= Problem statement =
Output all lines exactly, with nothing added or dropped.

= Given material =
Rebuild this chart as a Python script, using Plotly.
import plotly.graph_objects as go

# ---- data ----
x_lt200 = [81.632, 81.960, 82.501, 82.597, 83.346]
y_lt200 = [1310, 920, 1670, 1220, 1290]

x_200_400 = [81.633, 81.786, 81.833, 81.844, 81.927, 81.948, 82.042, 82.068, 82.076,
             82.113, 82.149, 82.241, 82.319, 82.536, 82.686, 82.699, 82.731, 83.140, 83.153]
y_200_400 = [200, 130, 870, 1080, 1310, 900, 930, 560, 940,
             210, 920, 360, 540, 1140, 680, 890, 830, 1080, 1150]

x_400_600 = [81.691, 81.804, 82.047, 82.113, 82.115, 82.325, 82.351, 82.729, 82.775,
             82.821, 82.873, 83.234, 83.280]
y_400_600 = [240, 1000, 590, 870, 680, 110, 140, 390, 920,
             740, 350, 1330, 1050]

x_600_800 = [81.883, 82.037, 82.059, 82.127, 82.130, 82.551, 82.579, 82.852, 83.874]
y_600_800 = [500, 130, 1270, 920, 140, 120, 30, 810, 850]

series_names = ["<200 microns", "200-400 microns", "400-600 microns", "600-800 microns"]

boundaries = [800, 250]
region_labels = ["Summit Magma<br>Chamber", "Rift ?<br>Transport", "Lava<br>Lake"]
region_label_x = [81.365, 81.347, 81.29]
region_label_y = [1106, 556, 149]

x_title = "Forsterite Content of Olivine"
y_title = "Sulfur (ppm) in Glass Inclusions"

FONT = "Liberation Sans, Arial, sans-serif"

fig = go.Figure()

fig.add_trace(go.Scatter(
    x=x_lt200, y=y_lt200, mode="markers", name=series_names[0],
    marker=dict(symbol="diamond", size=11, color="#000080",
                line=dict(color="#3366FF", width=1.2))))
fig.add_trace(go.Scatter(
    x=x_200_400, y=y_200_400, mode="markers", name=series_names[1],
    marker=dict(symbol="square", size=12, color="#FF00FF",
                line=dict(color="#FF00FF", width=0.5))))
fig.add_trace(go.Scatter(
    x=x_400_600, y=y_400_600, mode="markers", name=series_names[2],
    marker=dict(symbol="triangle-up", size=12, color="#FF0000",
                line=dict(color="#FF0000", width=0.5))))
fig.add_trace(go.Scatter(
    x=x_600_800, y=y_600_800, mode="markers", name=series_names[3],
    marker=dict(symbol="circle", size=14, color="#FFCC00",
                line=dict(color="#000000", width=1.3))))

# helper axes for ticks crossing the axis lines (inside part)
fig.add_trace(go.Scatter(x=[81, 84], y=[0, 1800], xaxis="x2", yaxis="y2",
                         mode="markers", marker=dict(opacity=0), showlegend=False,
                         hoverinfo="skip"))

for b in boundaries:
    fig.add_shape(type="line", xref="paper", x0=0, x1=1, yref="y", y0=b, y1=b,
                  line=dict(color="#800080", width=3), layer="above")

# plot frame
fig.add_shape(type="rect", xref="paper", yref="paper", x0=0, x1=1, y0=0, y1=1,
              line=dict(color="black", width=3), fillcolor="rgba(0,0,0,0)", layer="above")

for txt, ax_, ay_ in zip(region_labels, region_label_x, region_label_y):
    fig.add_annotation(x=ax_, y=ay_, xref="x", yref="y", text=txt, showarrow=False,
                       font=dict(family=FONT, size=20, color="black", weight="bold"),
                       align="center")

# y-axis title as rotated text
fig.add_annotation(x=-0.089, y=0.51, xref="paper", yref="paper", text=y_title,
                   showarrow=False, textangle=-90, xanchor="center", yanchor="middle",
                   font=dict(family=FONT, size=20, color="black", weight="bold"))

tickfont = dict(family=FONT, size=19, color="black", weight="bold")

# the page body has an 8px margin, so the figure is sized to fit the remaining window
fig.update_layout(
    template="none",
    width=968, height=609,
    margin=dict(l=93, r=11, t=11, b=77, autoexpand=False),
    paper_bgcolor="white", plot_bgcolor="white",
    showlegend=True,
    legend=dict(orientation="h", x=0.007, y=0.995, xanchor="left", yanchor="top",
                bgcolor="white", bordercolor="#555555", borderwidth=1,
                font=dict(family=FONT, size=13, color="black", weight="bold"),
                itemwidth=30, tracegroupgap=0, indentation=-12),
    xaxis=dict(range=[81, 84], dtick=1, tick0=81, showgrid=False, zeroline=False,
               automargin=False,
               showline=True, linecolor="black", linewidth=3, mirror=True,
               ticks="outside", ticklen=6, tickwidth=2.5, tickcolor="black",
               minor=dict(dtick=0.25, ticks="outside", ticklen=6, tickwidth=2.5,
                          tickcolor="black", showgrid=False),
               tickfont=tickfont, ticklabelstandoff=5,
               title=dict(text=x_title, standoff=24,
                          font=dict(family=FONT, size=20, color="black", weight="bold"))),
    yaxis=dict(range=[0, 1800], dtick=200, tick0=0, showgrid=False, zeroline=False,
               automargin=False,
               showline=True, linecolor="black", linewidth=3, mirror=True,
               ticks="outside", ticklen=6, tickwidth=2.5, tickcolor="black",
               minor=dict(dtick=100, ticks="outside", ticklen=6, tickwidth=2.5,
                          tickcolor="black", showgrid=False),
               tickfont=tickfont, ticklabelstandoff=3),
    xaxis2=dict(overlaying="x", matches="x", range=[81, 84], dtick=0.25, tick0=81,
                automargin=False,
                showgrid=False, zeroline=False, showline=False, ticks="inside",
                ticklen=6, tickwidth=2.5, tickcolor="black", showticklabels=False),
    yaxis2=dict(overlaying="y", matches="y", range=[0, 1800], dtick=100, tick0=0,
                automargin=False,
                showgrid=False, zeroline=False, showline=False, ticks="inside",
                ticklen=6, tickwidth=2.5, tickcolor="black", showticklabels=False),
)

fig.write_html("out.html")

= The response =
Rebuild this chart as a Python script, using Plotly.
import plotly.graph_objects as go

# ---- data ----
x_lt200 = [81.632, 81.960, 82.501, 82.597, 83.346]
y_lt200 = [1310, 920, 1670, 1220, 1290]

x_200_400 = [81.633, 81.786, 81.833, 81.844, 81.927, 81.948, 82.042, 82.068, 82.076,
             82.113, 82.149, 82.241, 82.319, 82.536, 82.686, 82.699, 82.731, 83.140, 83.153]
y_200_400 = [200, 130, 870, 1080, 1310, 900, 930, 560, 940,
             210, 920, 360, 540, 1140, 680, 890, 830, 1080, 1150]

x_400_600 = [81.691, 81.804, 82.047, 82.113, 82.115, 82.325, 82.351, 82.729, 82.775,
             82.821, 82.873, 83.234, 83.280]
y_400_600 = [240, 1000, 590, 870, 680, 110, 140, 390, 920,
             740, 350, 1330, 1050]

x_600_800 = [81.883, 82.037, 82.059, 82.127, 82.130, 82.551, 82.579, 82.852, 83.874]
y_600_800 = [500, 130, 1270, 920, 140, 120, 30, 810, 850]

series_names = ["<200 microns", "200-400 microns", "400-600 microns", "600-800 microns"]

boundaries = [800, 250]
region_labels = ["Summit Magma<br>Chamber", "Rift ?<br>Transport", "Lava<br>Lake"]
region_label_x = [81.365, 81.347, 81.29]
region_label_y = [1106, 556, 149]

x_title = "Forsterite Content of Olivine"
y_title = "Sulfur (ppm) in Glass Inclusions"

FONT = "Liberation Sans, Arial, sans-serif"

fig = go.Figure()

fig.add_trace(go.Scatter(
    x=x_lt200, y=y_lt200, mode="markers", name=series_names[0],
    marker=dict(symbol="diamond", size=11, color="#000080",
                line=dict(color="#3366FF", width=1.2))))
fig.add_trace(go.Scatter(
    x=x_200_400, y=y_200_400, mode="markers", name=series_names[1],
    marker=dict(symbol="square", size=12, color="#FF00FF",
                line=dict(color="#FF00FF", width=0.5))))
fig.add_trace(go.Scatter(
    x=x_400_600, y=y_400_600, mode="markers", name=series_names[2],
    marker=dict(symbol="triangle-up", size=12, color="#FF0000",
                line=dict(color="#FF0000", width=0.5))))
fig.add_trace(go.Scatter(
    x=x_600_800, y=y_600_800, mode="markers", name=series_names[3],
    marker=dict(symbol="circle", size=14, color="#FFCC00",
                line=dict(color="#000000", width=1.3))))

# helper axes for ticks crossing the axis lines (inside part)
fig.add_trace(go.Scatter(x=[81, 84], y=[0, 1800], xaxis="x2", yaxis="y2",
                         mode="markers", marker=dict(opacity=0), showlegend=False,
                         hoverinfo="skip"))

for b in boundaries:
    fig.add_shape(type="line", xref="paper", x0=0, x1=1, yref="y", y0=b, y1=b,
                  line=dict(color="#800080", width=3), layer="above")

# plot frame
fig.add_shape(type="rect", xref="paper", yref="paper", x0=0, x1=1, y0=0, y1=1,
              line=dict(color="black", width=3), fillcolor="rgba(0,0,0,0)", layer="above")

for txt, ax_, ay_ in zip(region_labels, region_label_x, region_label_y):
    fig.add_annotation(x=ax_, y=ay_, xref="x", yref="y", text=txt, showarrow=False,
                       font=dict(family=FONT, size=20, color="black", weight="bold"),
                       align="center")

# y-axis title as rotated text
fig.add_annotation(x=-0.089, y=0.51, xref="paper", yref="paper", text=y_title,
                   showarrow=False, textangle=-90, xanchor="center", yanchor="middle",
                   font=dict(family=FONT, size=20, color="black", weight="bold"))

tickfont = dict(family=FONT, size=19, color="black", weight="bold")

# the page body has an 8px margin, so the figure is sized to fit the remaining window
fig.update_layout(
    template="none",
    width=968, height=609,
    margin=dict(l=93, r=11, t=11, b=77, autoexpand=False),
    paper_bgcolor="white", plot_bgcolor="white",
    showlegend=True,
    legend=dict(orientation="h", x=0.007, y=0.995, xanchor="left", yanchor="top",
                bgcolor="white", bordercolor="#555555", borderwidth=1,
                font=dict(family=FONT, size=13, color="black", weight="bold"),
                itemwidth=30, tracegroupgap=0, indentation=-12),
    xaxis=dict(range=[81, 84], dtick=1, tick0=81, showgrid=False, zeroline=False,
               automargin=False,
               showline=True, linecolor="black", linewidth=3, mirror=True,
               ticks="outside", ticklen=6, tickwidth=2.5, tickcolor="black",
               minor=dict(dtick=0.25, ticks="outside", ticklen=6, tickwidth=2.5,
                          tickcolor="black", showgrid=False),
               tickfont=tickfont, ticklabelstandoff=5,
               title=dict(text=x_title, standoff=24,
                          font=dict(family=FONT, size=20, color="black", weight="bold"))),
    yaxis=dict(range=[0, 1800], dtick=200, tick0=0, showgrid=False, zeroline=False,
               automargin=False,
               showline=True, linecolor="black", linewidth=3, mirror=True,
               ticks="outside", ticklen=6, tickwidth=2.5, tickcolor="black",
               minor=dict(dtick=100, ticks="outside", ticklen=6, tickwidth=2.5,
                          tickcolor="black", showgrid=False),
               tickfont=tickfont, ticklabelstandoff=3),
    xaxis2=dict(overlaying="x", matches="x", range=[81, 84], dtick=0.25, tick0=81,
                automargin=False,
                showgrid=False, zeroline=False, showline=False, ticks="inside",
                ticklen=6, tickwidth=2.5, tickcolor="black", showticklabels=False),
    yaxis2=dict(overlaying="y", matches="y", range=[0, 1800], dtick=100, tick0=0,
                automargin=False,
                showgrid=False, zeroline=False, showline=False, ticks="inside",
                ticklen=6, tickwidth=2.5, tickcolor="black", showticklabels=False),
)

fig.write_html("out.html")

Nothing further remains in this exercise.